= Naitō Julia =

Japanese noble lady & catechist (1566–1627)

Naitō Julia (内藤 ジュリア, 1566 - 28 March 1627) was a Japanese noblewoman and religious leader from the Sengoku period to the early Edo period. Julia was among several prominent Catholics, along with Kyogoku Maria and other women catechists, who strongly resisted oppressions imposed on Christianity. She faced the rule of samurai governments, staying true to her missionary campaigns even when Christianity was banned in Japan.

== Life ==
Julia's birth name is not known, save that her mother was from the Naitō clan and her father from the Matsunaga clan. She was born in 1566 to Matsunaga Nagayori, who was the brother of Matsunaga Hisahide. Her mother was the daughter of Naitō Sadafusa (内藤 定房) of Yagi castle in Tanba province. Her father died when her brother, Naitō Joan, was a child and his position as heir to Yagi castle seems to have been unstable. She was married, but her husband died when she was 22, and so she was cloistered as a Buddhist nun.

In 1595, she was baptised a Christian and took the name "Julia", thirty years after her brother had converted. She was a part of missionary work centered in Kyoto, interacting with the wives and consorts of many daimyō, converting Gohime (Ukita Hideie's wife and Toyotomi Hideyoshi's daughter) and others to Christianity.

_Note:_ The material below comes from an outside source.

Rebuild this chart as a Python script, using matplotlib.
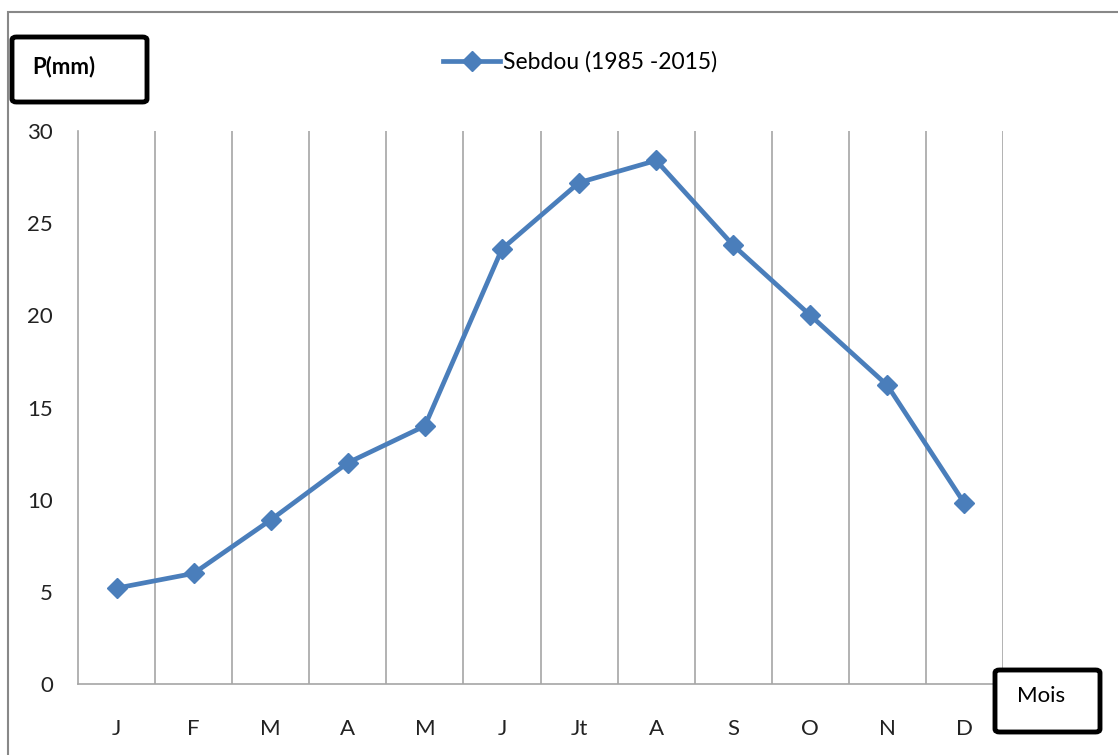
import numpy as np
import matplotlib.pyplot as plt
from matplotlib.patches import FancyBboxPatch, Rectangle

plt.rcParams['font.family'] = ['Lato', 'DejaVu Sans']

# Monthly precipitation, Sebdou (1985-2015)
months = ['J', 'F', 'M', 'A', 'M', 'J', 'Jt', 'A', 'S', 'O', 'N', 'D']
precip = [5.2, 6.0, 8.9, 12.0, 14.0, 23.6, 27.2, 28.4, 23.8, 20.0, 16.2, 9.8]
series_label = 'Sebdou (1985 -2015)'
y_ticks = [0, 5, 10, 15, 20, 25, 30]

blue = '#4a7ebb'
grid_gray = '#a6a6a6'

fig = plt.figure(figsize=(11.18, 7.55), dpi=100)
ax = fig.add_axes([78 / 1118, 1 - 684 / 755, 925 / 1118, 553 / 755])

x = np.arange(len(months))
ax.plot(x, precip, color=blue, lw=3.4, marker='D', markersize=10,
        markerfacecolor=blue, markeredgecolor=blue, label=series_label)

ax.set_xlim(-0.5, len(months) - 0.5)
ax.set_ylim(0, 30)
ax.set_yticks(y_ticks)
ax.set_xticks(x)
ax.set_xticklabels(months)
ax.tick_params(length=0, labelsize=16, colors='#222222')
ax.tick_params(axis='x', pad=25)
ax.tick_params(axis='y', pad=18)

# category boundary gridlines
for b in np.arange(0.5, len(months), 1.0):
    ax.axvline(b, color=grid_gray, lw=1.2, zorder=0)

for s in ['top', 'right']:
    ax.spines[s].set_visible(False)
for s in ['left', 'bottom']:
    ax.spines[s].set_color(grid_gray)
    ax.spines[s].set_linewidth(1.2)

leg = fig.legend(loc='center', bbox_to_anchor=(580 / 1118, 1 - 62 / 755),
                 frameon=False, fontsize=16.5, handlelength=2.5,
                 handletextpad=0.1)

# outer chart border
fig.patches.append(Rectangle((8 / 1118, -0.05), 1.2, 1 - 12 / 755 + 0.05,
                             transform=fig.transFigure, fill=False,
                             edgecolor='#888888', lw=1.5))

# axis title boxes
for (x0, y0, x1, y1, txt, tx) in [(12, 37, 147, 102, 'P(mm)', 32),
                                  (995, 670, 1100, 732, 'Mois', 1017)]:
    box = FancyBboxPatch((x0 / 1118, 1 - y1 / 755), (x1 - x0) / 1118, (y1 - y0) / 755,
                         boxstyle='round,pad=0,rounding_size=0.004',
                         transform=fig.transFigure, facecolor='white',
                         edgecolor='black', lw=3.5, zorder=5)
    fig.patches.append(box)
    fig.text(tx / 1118, 1 - (y0 + y1) / 2 / 755 + (0.006 if txt == 'Mois' else 0.004),
             txt, fontsize=16, fontweight='bold' if txt == 'P(mm)' else 'normal',
             va='center', ha='left', zorder=6)

fig.savefig('out.png', dpi=100)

At first, Christians were relatively accepted on Japanese territory, but the situation changed once Hideyoshi reunited Japan given external threats including European expansionism in East Asia. This persecution of Christians led Japan to a great conflict, as many daimyō and powerful lords were Christians, thus dividing their opinions about Hideyoshi. This war between Catholic missionaries and Buddhist lords led to the Twenty-six Martyrs of Japan incident. Several missionaries were executed, thus putting Naitō Julia in a risky position, but she remained faithful to Catholicism and continued her missionary campaigns with a large group of women.

In 1606, six years after the Battle of Sekigahara, she organized a convent-like community referred to as the "Beatas of Miyako" (i.e. Kyoto; Miyako no bikuni) - the only such women's group in the period.

When the Siege of Osaka broke out at the beginning of 1614 at the start of the general persecution of Christianity by the bakufu, Julia and eight other beatas were apprehended, tied in sacks, carried around the city, then left on the ground for a while. At the end of the year, they were banished from the country as dangers to the political order, along with most local and foreign Christian clergy, as well as laity such as her brother Joan and Takayama Ukon and their families. She spent the remainder of her life in Manila, the capital of the Spanish East Indies, where she and the other Japanese ladies lived a conventual life. She died on March 28, 1627.